Equestrian Nails Cost? Affordable vs Expensive Options

by Adelaide Davy

Why I Wanted Equestrian Nails

Been seeing those fancy curved nails everywhere on social media lately. They look like little horse hooves – kinda weird but cool? Figured I’d try it myself since my regular salon doesn’t do these. Got shocked when some places quoted crazy prices. Decided to test cheap options against pro salons myself.

Equestrian Nails Cost? Affordable vs Expensive Options

First Try: The Drugstore Disaster

Went straight to the discount beauty aisle. Grabbed:

  • Press-on nails pack ($4.99)
  • Super glue ($1.25 bargain bin special)
  • Emery board (stole it from my roommate)

Took the press-ons and filed them sideways for that curved shape. Looked okay… until the glue attack. Got super glue everywhere – on my skin, table, even stuck two fingers together. Peeling them off felt like ripping duct tape from hairy legs. Nails started popping off next day when opening soda cans. Total mess!
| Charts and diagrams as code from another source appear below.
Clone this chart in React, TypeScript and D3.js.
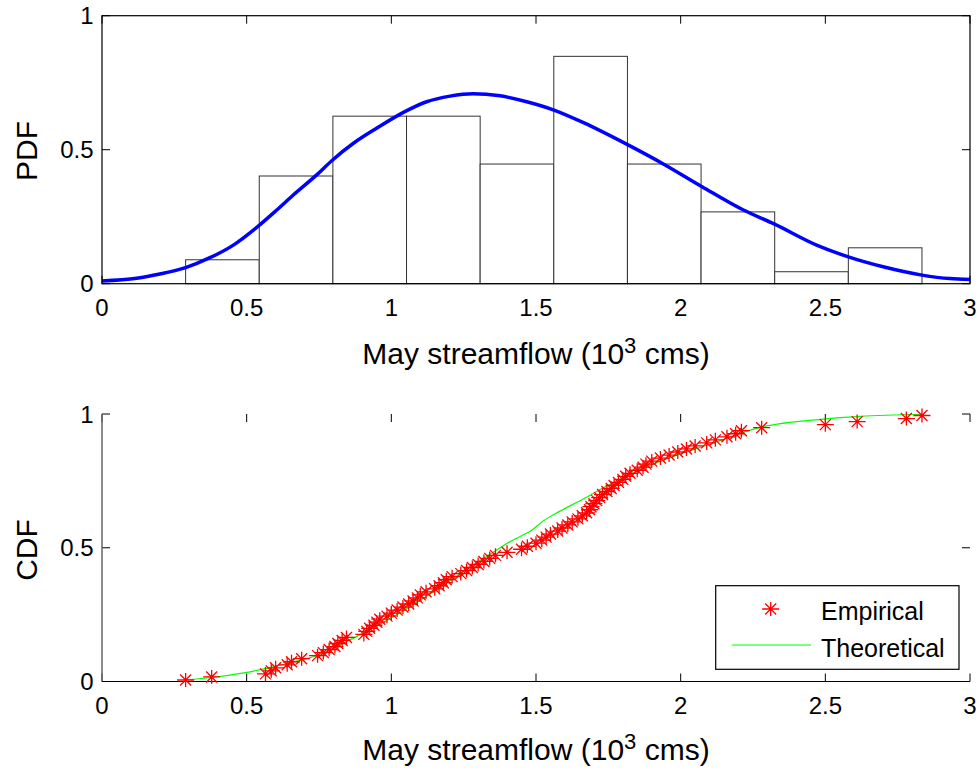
import React from "react";
import * as d3 from "d3";

// Sample of May streamflow (10^3 cms), 88 values
const sample: number[] = [
  0.289, 0.379,
  0.565, 0.585, 0.6, 0.64, 0.655, 0.69, 0.745, 0.765, 0.785,
  0.805, 0.815, 0.83, 0.845, 0.905, 0.915, 0.925, 0.94, 0.95, 0.96, 0.985, 1.0, 1.02, 1.04,
  1.06, 1.075, 1.09, 1.1, 1.12, 1.15, 1.165, 1.18, 1.19, 1.21, 1.24, 1.26, 1.28, 1.3,
  1.32, 1.34, 1.36, 1.4, 1.45, 1.47, 1.5, 1.52, 1.535, 1.55,
  1.575, 1.59, 1.61, 1.625, 1.645, 1.66, 1.675, 1.685, 1.69, 1.7, 1.71, 1.72, 1.73, 1.745, 1.76, 1.77, 1.785, 1.8, 1.81,
  1.825, 1.85, 1.87, 1.88, 1.9, 1.93, 1.96, 1.99, 2.02, 2.05,
  2.09, 2.12, 2.16, 2.19, 2.21, 2.28,
  2.5,
  2.61, 2.78, 2.834,
];

// Fitted PDF
const pdfX = [0, 0.12, 0.2, 0.289, 0.373, 0.454, 0.538, 0.604, 0.661, 0.742, 0.794, 0.869, 0.949, 1.05, 1.122, 1.203, 1.282, 1.376, 1.468, 1.562, 1.664, 1.818, 1.94, 2.074, 2.217, 2.323, 2.47, 2.577, 2.7, 2.834, 2.931, 3.0];
const pdfY = [0.01, 0.02, 0.036, 0.06, 0.097, 0.144, 0.213, 0.275, 0.331, 0.406, 0.459, 0.524, 0.58, 0.644, 0.679, 0.7, 0.709, 0.701, 0.679, 0.648, 0.601, 0.518, 0.447, 0.362, 0.275, 0.223, 0.144, 0.101, 0.063, 0.032, 0.019, 0.016];

// Theoretical CDF
const cdfX = [0.289, 0.38, 0.495, 0.58, 0.661, 0.75, 0.846, 0.926, 0.995, 1.099, 1.18, 1.272, 1.34, 1.41, 1.45, 1.479, 1.525, 1.58, 1.652, 1.733, 1.848, 1.963, 2.101, 2.274, 2.493, 2.62, 2.834];
const cdfY = [0.006, 0.015, 0.033, 0.052, 0.073, 0.1, 0.15, 0.194, 0.235, 0.303, 0.36, 0.428, 0.475, 0.522, 0.545, 0.561, 0.6, 0.635, 0.676, 0.724, 0.787, 0.837, 0.887, 0.95, 0.981, 0.991, 0.999];

const xTicks = [0, 0.5, 1, 1.5, 2, 2.5, 3];
const xTickLabels = ["0", "0.5", "1", "1.5", "2", "2.5", "3"];
const yTicks = [0, 0.5, 1];
const yTickLabels = ["0", "0.5", "1"];
const nBins = 10;

const FONT = "'Liberation Sans', Arial, sans-serif";

const X0 = 102, X1 = 970;
const top = { y0: 283.7, y1: 15.7 };
const bot = { y0: 681.5, y1: 414 };

export default function App() {
  const x = d3.scaleLinear().domain([0, 3]).range([X0, X1]);
  const yT = d3.scaleLinear().domain([0, 1]).range([top.y0, top.y1]);
  const yB = d3.scaleLinear().domain([0, 1]).range([bot.y0, bot.y1]);

  const n = sample.length;
  const [mn, mx] = d3.extent(sample) as [number, number];
  const w = (mx - mn) / nBins;
  const counts = new Array(nBins).fill(0);
  sample.forEach((v) => {
    const i = Math.min(nBins - 1, Math.floor((v - mn) / w + 1e-9));
    counts[i] += 1;
  });
  const bars = counts.map((c, i) => ({ x0: mn + i * w, x1: mn + (i + 1) * w, d: c / (n * w) }));

  const sorted = [...sample].sort((a, b) => a - b);
  const ecdf = sorted.map((v, i) => ({ x: v, y: (i + 0.5) / n }));

  const pdfLine = d3
    .line<number>()
    .x((_, i) => x(pdfX[i]))
    .y((d) => yT(d))
    .curve(d3.curveMonotoneX)(pdfY) as string;
  const cdfLine = d3
    .line<number>()
    .x((_, i) => x(cdfX[i]))
    .y((d) => yB(d))
    .curve(d3.curveMonotoneX)(cdfY) as string;

  const star = (cx: number, cy: number) =>
    `M${cx - 8.5},${cy}h17M${cx},${cy - 7}v14M${cx - 5.5},${cy - 5.5}l11,11M${cx - 5.5},${cy + 5.5}l11,-11`;

  const tickLen = 8;

  const xLabel = (baseline: number) => (
    <text x={(X0 + X1) / 2} y={baseline} textAnchor="middle" fontSize={30} fontFamily={FONT} fill="#000">
      May streamflow (10
      <tspan fontSize={22} dy={-11}>3</tspan>
      <tspan dy={11}> cms)</tspan>
    </text>
  );

  return (
    <svg width={980} height={770} style={{ position: "absolute", left: 0, top: 0, background: "#fff" }}>
      <rect x={0} y={0} width={980} height={770} fill="#fff" />
      {/* ---------- Top panel ---------- */}
      <g>
        {xTicks.map((t, i) => (
          <g key={"tx" + i}>
            <line x1={x(t)} x2={x(t)} y1={top.y1} y2={top.y1 + tickLen} stroke="#000" />
            <line x1={x(t)} x2={x(t)} y1={top.y0} y2={top.y0 - tickLen} stroke="#000" />
            <text x={x(t)} y={top.y0 + 32} textAnchor="middle" fontSize={24} fontFamily={FONT}>
              {xTickLabels[i]}
            </text>
          </g>
        ))}
        {yTicks.map((t, i) => (
          <g key={"ty" + i}>
            <line x1={X0} x2={X0 + tickLen} y1={yT(t)} y2={yT(t)} stroke="#000" />
            <line x1={X1} x2={X1 - tickLen} y1={yT(t)} y2={yT(t)} stroke="#000" />
            <text x={93.5} y={yT(t) + 8.5} textAnchor="end" fontSize={24} fontFamily={FONT}>
              {yTickLabels[i]}
            </text>
          </g>
        ))}
        {bars.map((b, i) => (
          <rect
            key={"b" + i}
            x={x(b.x0)}
            y={yT(b.d)}
            width={x(b.x1) - x(b.x0)}
            height={yT(0) - yT(b.d)}
            fill="#fff"
            stroke="#333"
            strokeWidth={1}
          />
        ))}
        <path d={pdfLine} fill="none" stroke="#0000ff" strokeWidth={3.5} />
        <rect x={X0} y={top.y1} width={X1 - X0} height={top.y0 - top.y1} fill="none" stroke="#000" strokeWidth={1.2} />
        {xLabel(363.5)}
        <text transform={`translate(37,151) rotate(-90)`} textAnchor="middle" fontSize={30} fontFamily={FONT}>
          PDF
        </text>
      </g>

      {/* ---------- Bottom panel ---------- */}
      <g>
        {xTicks.map((t, i) => (
          <g key={"bx" + i}>
            <line x1={x(t)} x2={x(t)} y1={bot.y0} y2={bot.y0 - tickLen} stroke="#000" />
            <line x1={x(t)} x2={x(t)} y1={bot.y1} y2={bot.y1 + tickLen} stroke="#000" />
            <text x={x(t)} y={bot.y0 + 32} textAnchor="middle" fontSize={24} fontFamily={FONT}>
              {xTickLabels[i]}
            </text>
          </g>
        ))}
        {yTicks.map((t, i) => (
          <g key={"by" + i}>
            <line x1={X0} x2={X0 + tickLen} y1={yB(t)} y2={yB(t)} stroke="#000" />
            <line x1={X1} x2={X1 - tickLen} y1={yB(t)} y2={yB(t)} stroke="#000" />
            <text x={93.5} y={yB(t) + 8.5} textAnchor="end" fontSize={24} fontFamily={FONT}>
              {yTickLabels[i]}
            </text>
          </g>
        ))}
        <line x1={X0} x2={X0} y1={bot.y1} y2={bot.y0} stroke="#666" strokeWidth={1.5} />
        <line x1={X0} x2={X1} y1={bot.y0} y2={bot.y0} stroke="#000" strokeWidth={1.2} />
        <path d={cdfLine} fill="none" stroke="#00ff00" strokeWidth={1.2} />
        {ecdf.map((p, i) => (
          <path key={"s" + i} d={star(x(p.x), yB(p.y))} stroke="#ff0000" strokeWidth={1.3} fill="none" />
        ))}
        {/* legend */}
        <rect x={715.7} y={585.7} width={243.3} height={83.6} fill="#fff" stroke="#000" strokeWidth={1.2} />
        <path d={star(770.7, 609)} stroke="#ff0000" strokeWidth={1.3} fill="none" />
        <line x1={732} x2={811} y1={645} y2={645} stroke="#00ff00" strokeWidth={1.2} />
        <text x={821} y={620} fontSize={25} fontFamily={FONT}>Empirical</text>
        <text x={821} y={657.3} fontSize={25} fontFamily={FONT}>Theoretical</text>
        {xLabel(760)}
        <text transform={`translate(37,550) rotate(-90)`} textAnchor="middle" fontSize={30} fontFamily={FONT}>
          CDF
        </text>
      </g>
    </svg>
  );
}
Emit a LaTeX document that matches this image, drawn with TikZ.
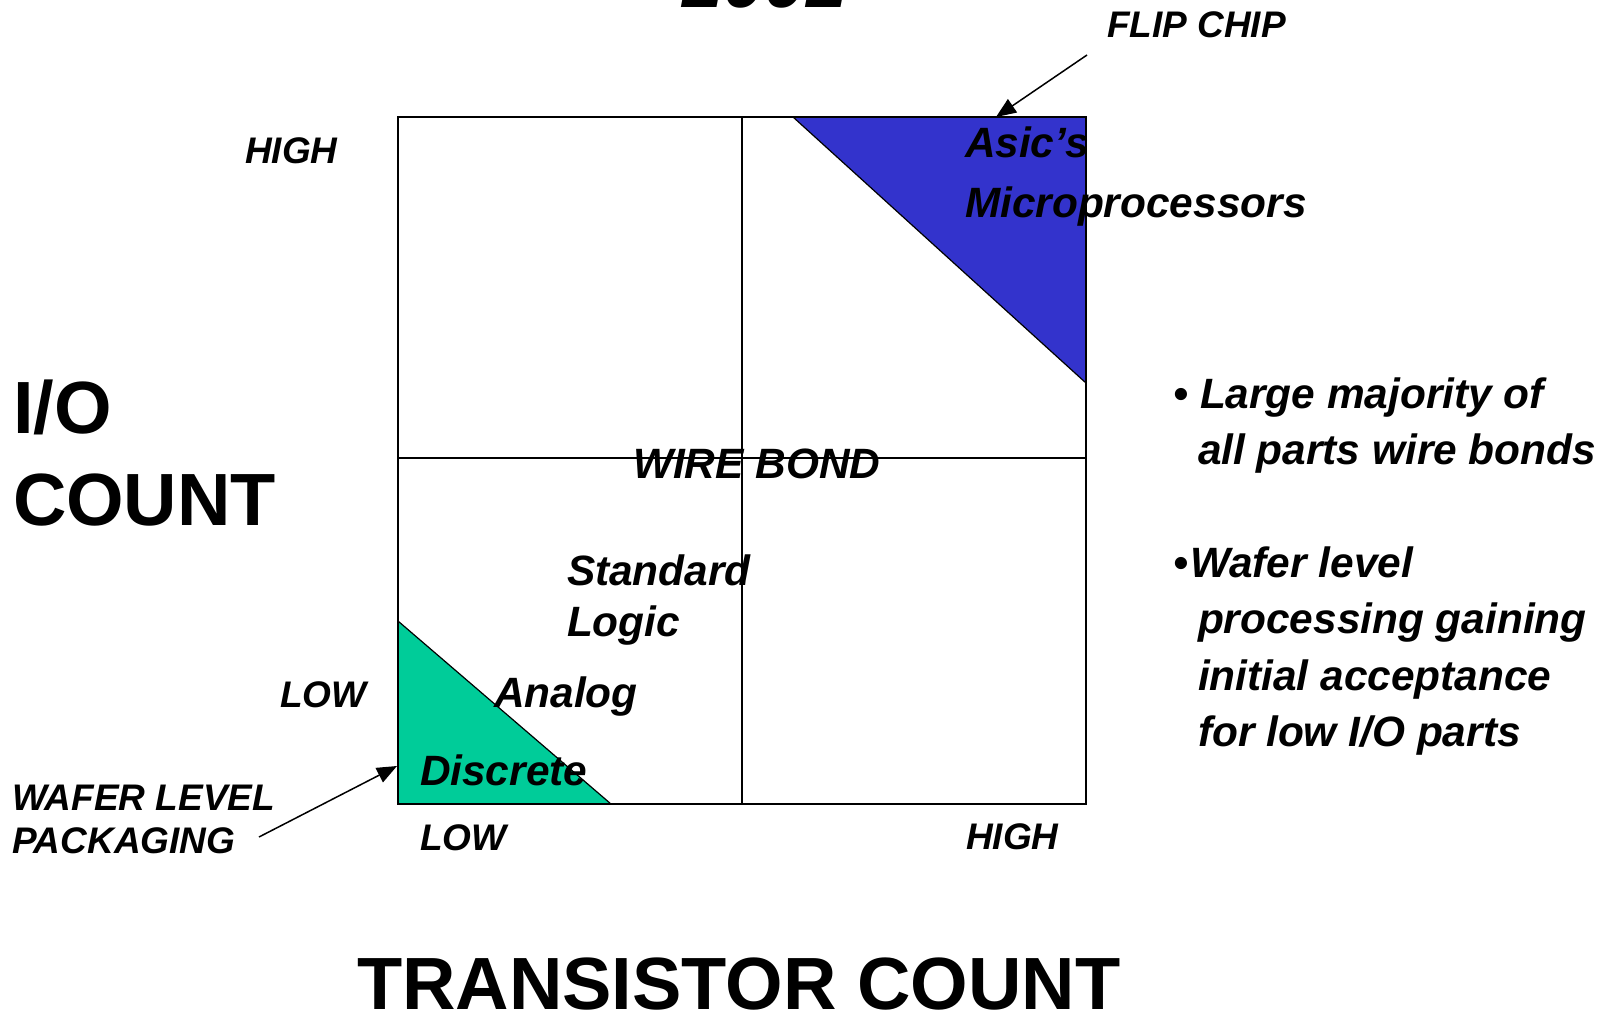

Salon Visit: Shocked My Wallet

Made appointment at fancy equestrian-specialty salon downtown. Almost fainted when they handed the menu:

  • Basic set: $110
  • “Luxury” set w/ gel polish: $180
  • Extra shaping: +$25

Nearly walked out but curiosity won. The tech spent two freaking hours shaping each nail like Michelangelo sculpting marble. Used five different files! They felt indestructible after – opened beer bottles without cracking. Still felt robbed paying that much though.

What Actually Works

After burning cash everywhere, here’s the real deal:

Equestrian Nails Cost? Affordable vs Expensive Options

Cheap wins if: You just want selfies for one night. Use press-ons + nail glue not super glue. File before gluing. Costs under $15 max.

Salon wins if: You need durable nails that last weeks. But avoid places charging over $150. Found decent spots doing them for $85 after digging through Yelp reviews.

My final move? Learned to shape them myself with regular gel manicure. Tech charges $20 extra to curve standard gel nails. Looks 90% as good, costs half of “equestrian specialty” places. Sometimes hype just ain’t worth the cash.